Куда девалась та счастливая первая пора, когда любовь была веселой и он был полон благодарности, что она с такой естественной уверенностью вывела его из лабиринта девственности! То, за что он был благодарен ей тогда, теперь подвергал горестному анализу; он без конца вспоминал бесстыдное прикосновение ее руки, которым она в их первую встречу так сказочно возбудила его; теперь он изучал этот жест подозрительным взглядом: возможно ли, думал он, чтобы она впервые в жизни таким жестом коснулась именно его; если она осмелилась на такой непристойный жест сразу же при первом свидании, спустя полчаса после встречи с ним, значит, этот жест для нее совершенно обыденный и механический.

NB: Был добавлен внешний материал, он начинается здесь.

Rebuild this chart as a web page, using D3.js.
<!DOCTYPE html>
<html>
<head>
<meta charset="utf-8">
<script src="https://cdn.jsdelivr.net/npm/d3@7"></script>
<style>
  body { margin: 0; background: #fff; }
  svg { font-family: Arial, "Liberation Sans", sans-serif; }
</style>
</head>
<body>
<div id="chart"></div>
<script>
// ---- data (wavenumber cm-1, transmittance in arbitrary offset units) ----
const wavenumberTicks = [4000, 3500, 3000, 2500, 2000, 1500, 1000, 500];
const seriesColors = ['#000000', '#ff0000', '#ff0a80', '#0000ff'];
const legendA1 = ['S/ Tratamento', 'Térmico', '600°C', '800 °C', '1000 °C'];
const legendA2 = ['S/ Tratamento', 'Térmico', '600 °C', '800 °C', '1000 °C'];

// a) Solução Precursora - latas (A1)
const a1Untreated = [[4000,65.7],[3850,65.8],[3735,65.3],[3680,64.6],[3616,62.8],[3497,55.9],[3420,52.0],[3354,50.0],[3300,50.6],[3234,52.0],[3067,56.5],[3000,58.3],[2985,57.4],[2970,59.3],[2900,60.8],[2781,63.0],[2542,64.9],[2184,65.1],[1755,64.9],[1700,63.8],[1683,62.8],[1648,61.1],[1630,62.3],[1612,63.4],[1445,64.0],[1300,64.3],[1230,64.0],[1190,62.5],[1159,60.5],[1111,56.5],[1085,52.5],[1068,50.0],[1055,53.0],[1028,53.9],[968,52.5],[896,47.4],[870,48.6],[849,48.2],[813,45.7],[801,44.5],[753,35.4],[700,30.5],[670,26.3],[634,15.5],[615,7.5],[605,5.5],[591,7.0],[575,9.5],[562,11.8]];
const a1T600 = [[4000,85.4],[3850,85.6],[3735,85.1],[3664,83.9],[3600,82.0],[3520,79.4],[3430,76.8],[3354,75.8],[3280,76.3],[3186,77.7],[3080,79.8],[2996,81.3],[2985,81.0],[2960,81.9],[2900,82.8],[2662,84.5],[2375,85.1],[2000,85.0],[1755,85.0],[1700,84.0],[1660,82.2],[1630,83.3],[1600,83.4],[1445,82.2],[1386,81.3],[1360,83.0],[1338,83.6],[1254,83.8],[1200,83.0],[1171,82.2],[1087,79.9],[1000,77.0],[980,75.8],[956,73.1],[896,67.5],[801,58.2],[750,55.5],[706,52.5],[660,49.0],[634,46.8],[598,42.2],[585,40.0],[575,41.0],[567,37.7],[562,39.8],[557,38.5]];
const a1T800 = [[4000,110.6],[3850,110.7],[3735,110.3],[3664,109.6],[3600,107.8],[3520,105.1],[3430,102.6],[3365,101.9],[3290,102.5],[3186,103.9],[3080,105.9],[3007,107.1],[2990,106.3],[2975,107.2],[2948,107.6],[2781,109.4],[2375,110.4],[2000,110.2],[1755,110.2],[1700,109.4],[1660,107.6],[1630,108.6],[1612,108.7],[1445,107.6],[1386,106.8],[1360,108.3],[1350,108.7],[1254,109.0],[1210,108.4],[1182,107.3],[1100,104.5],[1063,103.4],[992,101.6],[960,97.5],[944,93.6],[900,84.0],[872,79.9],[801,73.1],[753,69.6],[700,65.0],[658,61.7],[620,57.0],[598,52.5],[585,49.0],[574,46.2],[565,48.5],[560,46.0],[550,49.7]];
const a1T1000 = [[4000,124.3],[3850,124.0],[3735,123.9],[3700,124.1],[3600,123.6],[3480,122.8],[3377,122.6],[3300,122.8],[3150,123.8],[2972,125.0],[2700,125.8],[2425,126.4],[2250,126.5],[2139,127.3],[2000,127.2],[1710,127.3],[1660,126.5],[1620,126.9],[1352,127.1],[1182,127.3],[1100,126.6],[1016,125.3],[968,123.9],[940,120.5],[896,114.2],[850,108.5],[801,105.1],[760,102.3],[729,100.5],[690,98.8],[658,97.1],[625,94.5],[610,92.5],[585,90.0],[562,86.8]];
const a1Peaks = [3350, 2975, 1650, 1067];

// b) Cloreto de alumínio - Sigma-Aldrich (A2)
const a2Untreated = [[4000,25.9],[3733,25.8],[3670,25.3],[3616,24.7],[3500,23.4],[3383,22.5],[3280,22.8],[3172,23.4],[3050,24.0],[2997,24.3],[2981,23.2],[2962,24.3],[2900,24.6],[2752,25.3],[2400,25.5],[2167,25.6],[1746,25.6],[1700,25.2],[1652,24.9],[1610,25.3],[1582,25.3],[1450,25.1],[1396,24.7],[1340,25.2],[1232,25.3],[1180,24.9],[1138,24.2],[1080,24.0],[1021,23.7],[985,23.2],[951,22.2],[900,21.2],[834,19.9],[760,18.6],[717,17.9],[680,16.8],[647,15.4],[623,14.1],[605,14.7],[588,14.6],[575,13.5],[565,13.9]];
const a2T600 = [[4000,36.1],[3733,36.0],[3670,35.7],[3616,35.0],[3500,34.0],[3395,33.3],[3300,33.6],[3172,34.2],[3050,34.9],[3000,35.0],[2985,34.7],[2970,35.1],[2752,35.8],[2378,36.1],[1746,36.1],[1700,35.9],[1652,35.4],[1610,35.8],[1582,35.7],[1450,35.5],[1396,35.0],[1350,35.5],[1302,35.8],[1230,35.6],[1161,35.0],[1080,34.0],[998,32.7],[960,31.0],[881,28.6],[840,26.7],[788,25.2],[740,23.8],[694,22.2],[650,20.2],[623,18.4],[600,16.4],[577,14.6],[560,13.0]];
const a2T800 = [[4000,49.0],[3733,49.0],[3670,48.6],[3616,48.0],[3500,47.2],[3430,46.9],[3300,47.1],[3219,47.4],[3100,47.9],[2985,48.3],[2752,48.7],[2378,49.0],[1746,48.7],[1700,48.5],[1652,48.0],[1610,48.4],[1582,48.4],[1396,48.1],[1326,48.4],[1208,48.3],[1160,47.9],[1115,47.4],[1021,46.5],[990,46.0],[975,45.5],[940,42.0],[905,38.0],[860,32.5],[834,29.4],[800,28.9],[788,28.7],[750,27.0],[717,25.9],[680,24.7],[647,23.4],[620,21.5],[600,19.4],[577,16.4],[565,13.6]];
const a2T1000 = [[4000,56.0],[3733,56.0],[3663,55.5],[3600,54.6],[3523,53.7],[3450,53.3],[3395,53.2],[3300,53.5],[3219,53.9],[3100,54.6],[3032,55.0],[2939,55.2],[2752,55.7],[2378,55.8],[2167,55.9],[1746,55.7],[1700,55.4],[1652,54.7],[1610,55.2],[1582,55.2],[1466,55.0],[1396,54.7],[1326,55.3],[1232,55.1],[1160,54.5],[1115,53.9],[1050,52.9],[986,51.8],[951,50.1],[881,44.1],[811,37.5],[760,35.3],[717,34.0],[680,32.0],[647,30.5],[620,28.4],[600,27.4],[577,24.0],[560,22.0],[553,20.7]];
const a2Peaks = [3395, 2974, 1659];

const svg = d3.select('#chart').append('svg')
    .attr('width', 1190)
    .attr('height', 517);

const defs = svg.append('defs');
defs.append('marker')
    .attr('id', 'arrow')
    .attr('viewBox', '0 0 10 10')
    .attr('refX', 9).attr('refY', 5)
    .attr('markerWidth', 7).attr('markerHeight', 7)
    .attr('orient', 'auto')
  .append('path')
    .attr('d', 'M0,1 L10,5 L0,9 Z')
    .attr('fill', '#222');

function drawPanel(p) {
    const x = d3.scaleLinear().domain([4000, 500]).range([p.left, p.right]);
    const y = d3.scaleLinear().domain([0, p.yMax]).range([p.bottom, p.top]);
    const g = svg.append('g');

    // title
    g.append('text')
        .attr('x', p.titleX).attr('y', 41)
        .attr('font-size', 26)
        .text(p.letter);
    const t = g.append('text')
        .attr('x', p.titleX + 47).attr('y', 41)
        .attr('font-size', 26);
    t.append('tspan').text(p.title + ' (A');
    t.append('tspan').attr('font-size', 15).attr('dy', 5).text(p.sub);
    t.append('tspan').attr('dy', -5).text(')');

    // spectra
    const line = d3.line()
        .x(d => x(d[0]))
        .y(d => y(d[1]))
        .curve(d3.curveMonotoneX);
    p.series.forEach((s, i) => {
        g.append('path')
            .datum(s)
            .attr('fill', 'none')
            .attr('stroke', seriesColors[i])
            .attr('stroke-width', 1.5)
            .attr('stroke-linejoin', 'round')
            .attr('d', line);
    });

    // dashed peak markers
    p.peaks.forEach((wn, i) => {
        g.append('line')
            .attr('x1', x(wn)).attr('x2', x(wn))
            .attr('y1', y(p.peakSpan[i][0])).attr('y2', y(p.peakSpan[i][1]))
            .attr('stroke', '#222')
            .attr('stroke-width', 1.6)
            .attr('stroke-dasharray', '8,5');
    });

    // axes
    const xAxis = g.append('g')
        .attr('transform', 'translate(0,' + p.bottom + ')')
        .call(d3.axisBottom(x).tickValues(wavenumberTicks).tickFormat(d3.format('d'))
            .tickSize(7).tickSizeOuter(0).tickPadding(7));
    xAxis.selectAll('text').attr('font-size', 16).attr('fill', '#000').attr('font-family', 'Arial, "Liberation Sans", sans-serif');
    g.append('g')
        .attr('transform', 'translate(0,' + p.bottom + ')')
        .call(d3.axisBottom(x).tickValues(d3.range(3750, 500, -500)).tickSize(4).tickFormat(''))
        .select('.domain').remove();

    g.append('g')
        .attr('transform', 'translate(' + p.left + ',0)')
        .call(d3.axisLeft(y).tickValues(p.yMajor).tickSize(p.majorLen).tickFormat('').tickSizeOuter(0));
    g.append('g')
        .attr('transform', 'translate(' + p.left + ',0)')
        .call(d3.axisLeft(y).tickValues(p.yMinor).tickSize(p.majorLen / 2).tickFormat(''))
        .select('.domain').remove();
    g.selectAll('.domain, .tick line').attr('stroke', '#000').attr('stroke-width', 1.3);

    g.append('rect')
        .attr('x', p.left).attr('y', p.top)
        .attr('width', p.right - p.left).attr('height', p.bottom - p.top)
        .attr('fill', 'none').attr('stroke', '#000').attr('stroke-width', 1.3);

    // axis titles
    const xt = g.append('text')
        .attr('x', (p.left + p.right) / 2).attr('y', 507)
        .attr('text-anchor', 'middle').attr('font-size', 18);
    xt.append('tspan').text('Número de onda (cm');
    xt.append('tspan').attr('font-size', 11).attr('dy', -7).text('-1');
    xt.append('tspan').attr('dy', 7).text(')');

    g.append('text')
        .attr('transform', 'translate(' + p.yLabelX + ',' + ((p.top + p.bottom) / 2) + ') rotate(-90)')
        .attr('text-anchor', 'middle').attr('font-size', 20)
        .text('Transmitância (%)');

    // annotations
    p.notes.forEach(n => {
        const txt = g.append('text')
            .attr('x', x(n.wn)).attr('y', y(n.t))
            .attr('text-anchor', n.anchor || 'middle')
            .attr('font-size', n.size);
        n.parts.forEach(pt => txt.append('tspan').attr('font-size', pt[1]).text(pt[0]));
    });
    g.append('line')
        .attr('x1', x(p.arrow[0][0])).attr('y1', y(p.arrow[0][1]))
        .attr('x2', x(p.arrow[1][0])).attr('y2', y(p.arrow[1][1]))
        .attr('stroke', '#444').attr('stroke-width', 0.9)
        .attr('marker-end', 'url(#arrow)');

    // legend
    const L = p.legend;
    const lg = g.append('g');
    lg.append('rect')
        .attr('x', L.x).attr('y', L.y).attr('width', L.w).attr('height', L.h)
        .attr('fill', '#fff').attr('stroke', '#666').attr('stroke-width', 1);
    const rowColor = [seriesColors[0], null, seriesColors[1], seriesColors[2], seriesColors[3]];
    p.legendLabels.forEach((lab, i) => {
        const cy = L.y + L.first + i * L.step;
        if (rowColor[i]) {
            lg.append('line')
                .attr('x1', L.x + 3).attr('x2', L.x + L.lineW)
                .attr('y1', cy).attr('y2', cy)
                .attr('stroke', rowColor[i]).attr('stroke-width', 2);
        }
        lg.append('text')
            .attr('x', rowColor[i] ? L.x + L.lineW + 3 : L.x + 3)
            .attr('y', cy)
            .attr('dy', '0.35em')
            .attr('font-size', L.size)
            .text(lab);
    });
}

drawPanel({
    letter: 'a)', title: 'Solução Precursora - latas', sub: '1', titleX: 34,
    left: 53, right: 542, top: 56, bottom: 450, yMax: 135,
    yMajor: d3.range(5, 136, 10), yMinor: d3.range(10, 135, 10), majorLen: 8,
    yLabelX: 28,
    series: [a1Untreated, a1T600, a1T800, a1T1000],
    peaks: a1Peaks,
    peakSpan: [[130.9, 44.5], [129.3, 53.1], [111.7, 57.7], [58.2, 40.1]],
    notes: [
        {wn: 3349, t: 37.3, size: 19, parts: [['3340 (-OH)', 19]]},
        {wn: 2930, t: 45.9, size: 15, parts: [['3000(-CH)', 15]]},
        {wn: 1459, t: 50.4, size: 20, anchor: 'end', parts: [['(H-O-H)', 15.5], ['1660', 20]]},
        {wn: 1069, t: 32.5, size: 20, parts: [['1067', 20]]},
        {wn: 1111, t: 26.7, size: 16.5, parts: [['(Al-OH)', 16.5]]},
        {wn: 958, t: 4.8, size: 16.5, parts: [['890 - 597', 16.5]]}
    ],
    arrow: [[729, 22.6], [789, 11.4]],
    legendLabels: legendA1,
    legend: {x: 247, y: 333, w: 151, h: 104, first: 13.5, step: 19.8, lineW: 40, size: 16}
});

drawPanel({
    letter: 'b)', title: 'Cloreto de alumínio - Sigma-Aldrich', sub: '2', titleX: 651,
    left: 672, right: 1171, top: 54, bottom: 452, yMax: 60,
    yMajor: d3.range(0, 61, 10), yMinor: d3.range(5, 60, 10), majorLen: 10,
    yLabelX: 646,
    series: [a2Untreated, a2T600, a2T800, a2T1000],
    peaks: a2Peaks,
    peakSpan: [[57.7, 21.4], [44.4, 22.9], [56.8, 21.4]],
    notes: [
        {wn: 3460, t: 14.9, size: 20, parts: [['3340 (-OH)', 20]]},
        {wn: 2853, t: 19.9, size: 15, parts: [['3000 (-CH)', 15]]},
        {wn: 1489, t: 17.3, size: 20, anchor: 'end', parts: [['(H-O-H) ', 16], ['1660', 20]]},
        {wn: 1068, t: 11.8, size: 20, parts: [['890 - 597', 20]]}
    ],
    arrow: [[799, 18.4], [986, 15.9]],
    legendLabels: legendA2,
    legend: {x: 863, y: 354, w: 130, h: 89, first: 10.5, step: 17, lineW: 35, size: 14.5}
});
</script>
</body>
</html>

Это было нестерпимо. Хотя он и смирился с тем, что до него был у нее кто-то другой, но смирился лишь потому, что, по словам девушки, возникал образ какой-то совсем горькой, болезненной связи, в которой она была всего-навсего жертвой растления; эта мысль пробудила в нем жалость, а в жалости затем слегка растворилась и ревность. Но если при этой связи девушка обучилась такому бесстыдному жесту, значит, связь не могла быть насквозь злополучной. В такой жест как-никак вписано слишком много радости, в нем — целая маленькая любовная история! Это была слишком больная тема, чтобы осмелиться говорить о ней, поскольку уже одно мимолетное упоминание о прежнем любовнике причиняло ему великое страдание. И все-таки он пытался окольным путем выявить происхождение этого жеста, о котором постоянно думал (и который вновь и вновь испытывал на себе, ибо рыжуля находила в нем особое удовольствие); в конце концов его успокоила мысль, что большая любовь, которая случается внезапно, как удар молнии, сразу освобождает женщину от любых запретов и стыда и она, именно потому, что чиста и невинна, отдается любовнику с той же легкостью, с какой это делает продажная девка; и не только это: любовь открывает в ней такой источник неожиданного вдохновения, что ее непроизвольное поведение может походить на искусные приемы порочной женщины. Гений любви заменяет в один миг всяческий опыт. Подобные размышления казались ему прекрасными и проницательными; в их свете его девушка превращалась в святую любви.
Но однажды сокурсник спросил его: «Скажи, пожалуйста, с какой это замухрышкой ты вчера шел?» Он отрекся от девушки, как Петр от Христа; отговорился, что это была случайная знакомая; отмахнулся от нее. Но, как и Петр Христу, в душе остался верен своей девушке. Правда, ограничил совместные прогулки по улицам и рад был, если никто не видит их вместе; про себя, однако, осудил и даже возненавидел сокурсника. А мысль, что его девушка носит бедное, некрасивое платье, сразу растрогала его, он увидел в этом не только ее очарование (очарование простоты и бедности), но прежде всего очарование своей собственной любви: он уверял себя, что нетрудно любить кого-то яркого, совершенного, хорошо одетого: такая любовь — лишь неосознанный рефлекс, автоматически вызываемый в нас случайностью красоты; однако большая любовь мечтает сотворить любимую из существа несовершенного, которое, впрочем, тем человечнее, чем несовершеннее.